§ Given instruction
Each record below is to be copied word for word, with pictures removed.

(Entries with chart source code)
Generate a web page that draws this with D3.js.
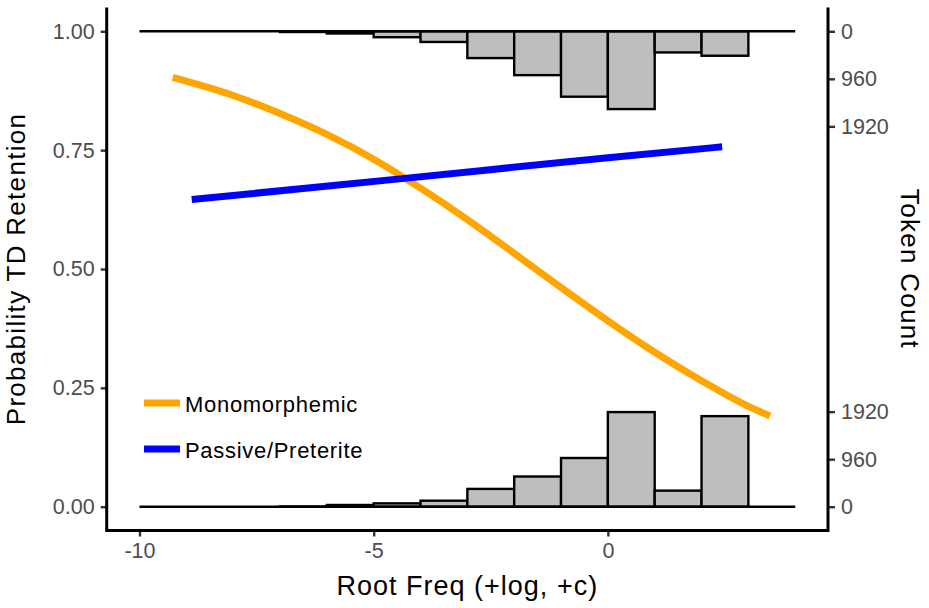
<!DOCTYPE html>
<html>
<head>
<meta charset="utf-8">
<script src="https://cdn.jsdelivr.net/npm/d3@7"></script>
<style>
  body { margin: 0; background: #fff; }
  svg { font-family: "Liberation Sans", Arial, sans-serif; }
</style>
</head>
<body>
<script>
// histogram bins (left edges, width 1)
const binStarts = [-10, -9, -8, -7, -6, -5, -4, -3, -2, -1, 0, 1, 2, 3];
// token counts per bin, top histogram (hangs from 1.00) and bottom one
const topCounts = [0, 0, 0, 15, 45, 120, 216, 541, 886, 1321, 1571, 427, 494, 0];
const bottomCounts = [0, 0, 0, 5, 35, 68, 122, 360, 610, 984, 1911, 325, 1829, 0];

// fitted curves
const monoX = [-9.29, -8, -7, -6, -5, -4, -3, -2, -1, 0, 1, 2, 3, 3.46];
const monoY = [0.903, 0.865, 0.827, 0.783, 0.731, 0.670, 0.604, 0.533, 0.461, 0.391, 0.325, 0.265, 0.211, 0.191];
const passX = [-8.885, -4.5, 0, 2.44];
const passY = [0.646, 0.689, 0.734, 0.757];

const yTicks = [0, 0.25, 0.5, 0.75, 1];
const countTicks = [0, 960, 1920];
const xTicks = [-10, -5, 0];

const W = 929, H = 608;
const mLeft = 106.7, mRight = 828, mTop = 7.5, mBottom = 530.5;

const svg = d3.select("body").append("svg")
  .attr("width", W)
  .attr("height", H);

const x = d3.scaleLinear().domain([-10.7, 4.7]).range([mLeft, mRight]);
const y = d3.scaleLinear().domain([-0.05, 1.05]).range([mBottom, mTop]);
// counts: 9600 tokens span the whole 0..1 probability range
const cBottom = d3.scaleLinear().domain([0, 9600]).range([y(0), y(1)]);
const cTop = d3.scaleLinear().domain([0, 9600]).range([y(1), y(0)]);

// histograms
function hist(counts, cs, cls) {
  const g = svg.append("g").attr("class", cls);
  g.selectAll("rect")
    .data(binStarts.map((b, i) => ({ b: b, n: counts[i] })).filter(d => d.n > 0))
    .join("rect")
      .attr("x", d => x(d.b))
      .attr("width", d => x(d.b + 1) - x(d.b))
      .attr("y", d => Math.min(cs(0), cs(d.n)))
      .attr("height", d => Math.abs(cs(d.n) - cs(0)))
      .attr("fill", "#bebebe")
      .attr("stroke", "#000")
      .attr("stroke-width", 2.4);
  g.append("line")
    .attr("x1", x(binStarts[0]))
    .attr("x2", x(binStarts[binStarts.length - 1] + 1))
    .attr("y1", cs(0))
    .attr("y2", cs(0))
    .attr("stroke", "#000")
    .attr("stroke-width", 2.4);
}
hist(topCounts, cTop, "hist-top");
hist(bottomCounts, cBottom, "hist-bottom");

// curves
const line = d3.line()
  .x(d => x(d[0]))
  .y(d => y(d[1]))
  .curve(d3.curveMonotoneX);

svg.append("path")
  .datum(monoX.map((v, i) => [v, monoY[i]]))
  .attr("d", line)
  .attr("fill", "none")
  .attr("stroke", "#FFA500")
  .attr("stroke-width", 7);

svg.append("path")
  .datum(passX.map((v, i) => [v, passY[i]]))
  .attr("d", line)
  .attr("fill", "none")
  .attr("stroke", "#0000FF")
  .attr("stroke-width", 7);

// axes
function styleAxis(g) {
  g.select(".domain").remove();
  g.selectAll(".tick line").attr("stroke", "#333").attr("stroke-width", 2.4);
  g.selectAll(".tick text")
    .attr("fill", "#4d4d4d")
    .style("font-size", "21.5px")
    .style("font-family", "'Liberation Sans', Arial, sans-serif");
}

svg.append("g")
  .attr("transform", `translate(${mLeft},0)`)
  .call(d3.axisLeft(y).tickValues(yTicks).tickFormat(d3.format(".2f")).tickSize(6).tickPadding(6))
  .call(styleAxis);

svg.append("g")
  .attr("transform", `translate(0,${mBottom})`)
  .call(d3.axisBottom(x).tickValues(xTicks).tickFormat(d => String(d)).tickSize(6).tickPadding(6))
  .call(styleAxis);

svg.append("g")
  .attr("transform", `translate(${mRight},0)`)
  .call(d3.axisRight(cBottom).tickValues(countTicks).tickFormat(d => String(d)).tickSize(7).tickPadding(6))
  .call(styleAxis);

svg.append("g")
  .attr("transform", `translate(${mRight},0)`)
  .call(d3.axisRight(cTop).tickValues(countTicks).tickFormat(d => String(d)).tickSize(7).tickPadding(6))
  .call(styleAxis);

// axis lines
svg.append("path")
  .attr("d", `M${mLeft},${mTop}V${mBottom}H${mRight}V${mTop}`)
  .attr("fill", "none")
  .attr("stroke", "#000")
  .attr("stroke-width", 3);

// titles
svg.append("text")
  .attr("x", (mLeft + mRight) / 2)
  .attr("y", 595)
  .attr("text-anchor", "middle")
  .style("font-size", "27px")
  .style("letter-spacing", "1px")
  .text("Root Freq (+log, +c)");

svg.append("text")
  .attr("transform", `translate(24.5,${y(0.5)}) rotate(-90)`)
  .attr("text-anchor", "middle")
  .style("font-size", "26px")
  .style("letter-spacing", "1.3px")
  .text("Probability TD Retention");

svg.append("text")
  .attr("transform", `translate(901,${y(0.5)}) rotate(90)`)
  .attr("text-anchor", "middle")
  .style("font-size", "26px")
  .style("letter-spacing", "1.3px")
  .text("Token Count");

// legend
const legendNames = ["Monomorphemic", "Passive/Preterite"];
const legendColors = ["#FFA500", "#0000FF"];
const lg = svg.append("g").attr("transform", "translate(144,403)");
legendNames.forEach((name, i) => {
  const row = lg.append("g").attr("transform", `translate(0,${i * 46})`);
  row.append("line")
    .attr("x1", 0).attr("x2", 36)
    .attr("stroke", legendColors[i])
    .attr("stroke-width", 7);
  row.append("text")
    .attr("x", 41)
    .attr("y", 8.5)
    .style("font-size", "22px")
    .style("letter-spacing", "0.7px")
    .text(name);
});
</script>
</body>
</html>
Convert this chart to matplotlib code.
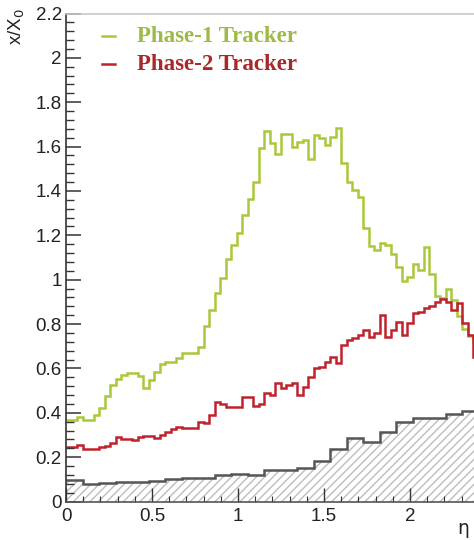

§ Exercise solution
Generate a web page that draws this with D3.js.
<!DOCTYPE html>
<html>
<head>
<meta charset="utf-8">
<script src="https://cdn.jsdelivr.net/npm/d3@7"></script>
<style>
  body { margin: 0; background: #fff; }
  svg { font-family: "Liberation Sans", Arial, sans-serif; }
</style>
</head>
<body>
<script>
// histogram bins (left edges, width 1)
const binStarts = [-10, -9, -8, -7, -6, -5, -4, -3, -2, -1, 0, 1, 2, 3];
// token counts per bin, top histogram (hangs from 1.00) and bottom one
const topCounts = [0, 0, 0, 15, 45, 120, 216, 541, 886, 1321, 1571, 427, 494, 0];
const bottomCounts = [0, 0, 0, 5, 35, 68, 122, 360, 610, 984, 1911, 325, 1829, 0];

// fitted curves
const monoX = [-9.29, -8, -7, -6, -5, -4, -3, -2, -1, 0, 1, 2, 3, 3.46];
const monoY = [0.903, 0.865, 0.827, 0.783, 0.731, 0.670, 0.604, 0.533, 0.461, 0.391, 0.325, 0.265, 0.211, 0.191];
const passX = [-8.885, -4.5, 0, 2.44];
const passY = [0.646, 0.689, 0.734, 0.757];

const yTicks = [0, 0.25, 0.5, 0.75, 1];
const countTicks = [0, 960, 1920];
const xTicks = [-10, -5, 0];

const W = 929, H = 608;
const mLeft = 106.7, mRight = 828, mTop = 7.5, mBottom = 530.5;

const svg = d3.select("body").append("svg")
  .attr("width", W)
  .attr("height", H);

const x = d3.scaleLinear().domain([-10.7, 4.7]).range([mLeft, mRight]);
const y = d3.scaleLinear().domain([-0.05, 1.05]).range([mBottom, mTop]);
// counts: 9600 tokens span the whole 0..1 probability range
const cBottom = d3.scaleLinear().domain([0, 9600]).range([y(0), y(1)]);
const cTop = d3.scaleLinear().domain([0, 9600]).range([y(1), y(0)]);

// histograms
function hist(counts, cs, cls) {
  const g = svg.append("g").attr("class", cls);
  g.selectAll("rect")
    .data(binStarts.map((b, i) => ({ b: b, n: counts[i] })).filter(d => d.n > 0))
    .join("rect")
      .attr("x", d => x(d.b))
      .attr("width", d => x(d.b + 1) - x(d.b))
      .attr("y", d => Math.min(cs(0), cs(d.n)))
      .attr("height", d => Math.abs(cs(d.n) - cs(0)))
      .attr("fill", "#bebebe")
      .attr("stroke", "#000")
      .attr("stroke-width", 2.4);
  g.append("line")
    .attr("x1", x(binStarts[0]))
    .attr("x2", x(binStarts[binStarts.length - 1] + 1))
    .attr("y1", cs(0))
    .attr("y2", cs(0))
    .attr("stroke", "#000")
    .attr("stroke-width", 2.4);
}
hist(topCounts, cTop, "hist-top");
hist(bottomCounts, cBottom, "hist-bottom");

// curves
const line = d3.line()
  .x(d => x(d[0]))
  .y(d => y(d[1]))
  .curve(d3.curveMonotoneX);

svg.append("path")
  .datum(monoX.map((v, i) => [v, monoY[i]]))
  .attr("d", line)
  .attr("fill", "none")
  .attr("stroke", "#FFA500")
  .attr("stroke-width", 7);

svg.append("path")
  .datum(passX.map((v, i) => [v, passY[i]]))
  .attr("d", line)
  .attr("fill", "none")
  .attr("stroke", "#0000FF")
  .attr("stroke-width", 7);

// axes
function styleAxis(g) {
  g.select(".domain").remove();
  g.selectAll(".tick line").attr("stroke", "#333").attr("stroke-width", 2.4);
  g.selectAll(".tick text")
    .attr("fill", "#4d4d4d")
    .style("font-size", "21.5px")
    .style("font-family", "'Liberation Sans', Arial, sans-serif");
}

svg.append("g")
  .attr("transform", `translate(${mLeft},0)`)
  .call(d3.axisLeft(y).tickValues(yTicks).tickFormat(d3.format(".2f")).tickSize(6).tickPadding(6))
  .call(styleAxis);

svg.append("g")
  .attr("transform", `translate(0,${mBottom})`)
  .call(d3.axisBottom(x).tickValues(xTicks).tickFormat(d => String(d)).tickSize(6).tickPadding(6))
  .call(styleAxis);

svg.append("g")
  .attr("transform", `translate(${mRight},0)`)
  .call(d3.axisRight(cBottom).tickValues(countTicks).tickFormat(d => String(d)).tickSize(7).tickPadding(6))
  .call(styleAxis);

svg.append("g")
  .attr("transform", `translate(${mRight},0)`)
  .call(d3.axisRight(cTop).tickValues(countTicks).tickFormat(d => String(d)).tickSize(7).tickPadding(6))
  .call(styleAxis);

// axis lines
svg.append("path")
  .attr("d", `M${mLeft},${mTop}V${mBottom}H${mRight}V${mTop}`)
  .attr("fill", "none")
  .attr("stroke", "#000")
  .attr("stroke-width", 3);

// titles
svg.append("text")
  .attr("x", (mLeft + mRight) / 2)
  .attr("y", 595)
  .attr("text-anchor", "middle")
  .style("font-size", "27px")
  .style("letter-spacing", "1px")
  .text("Root Freq (+log, +c)");

svg.append("text")
  .attr("transform", `translate(24.5,${y(0.5)}) rotate(-90)`)
  .attr("text-anchor", "middle")
  .style("font-size", "26px")
  .style("letter-spacing", "1.3px")
  .text("Probability TD Retention");

svg.append("text")
  .attr("transform", `translate(901,${y(0.5)}) rotate(90)`)
  .attr("text-anchor", "middle")
  .style("font-size", "26px")
  .style("letter-spacing", "1.3px")
  .text("Token Count");

// legend
const legendNames = ["Monomorphemic", "Passive/Preterite"];
const legendColors = ["#FFA500", "#0000FF"];
const lg = svg.append("g").attr("transform", "translate(144,403)");
legendNames.forEach((name, i) => {
  const row = lg.append("g").attr("transform", `translate(0,${i * 46})`);
  row.append("line")
    .attr("x1", 0).attr("x2", 36)
    .attr("stroke", legendColors[i])
    .attr("stroke-width", 7);
  row.append("text")
    .attr("x", 41)
    .attr("y", 8.5)
    .style("font-size", "22px")
    .style("letter-spacing", "0.7px")
    .text(name);
});
</script>
</body>
</html>
Convert this chart to matplotlib code.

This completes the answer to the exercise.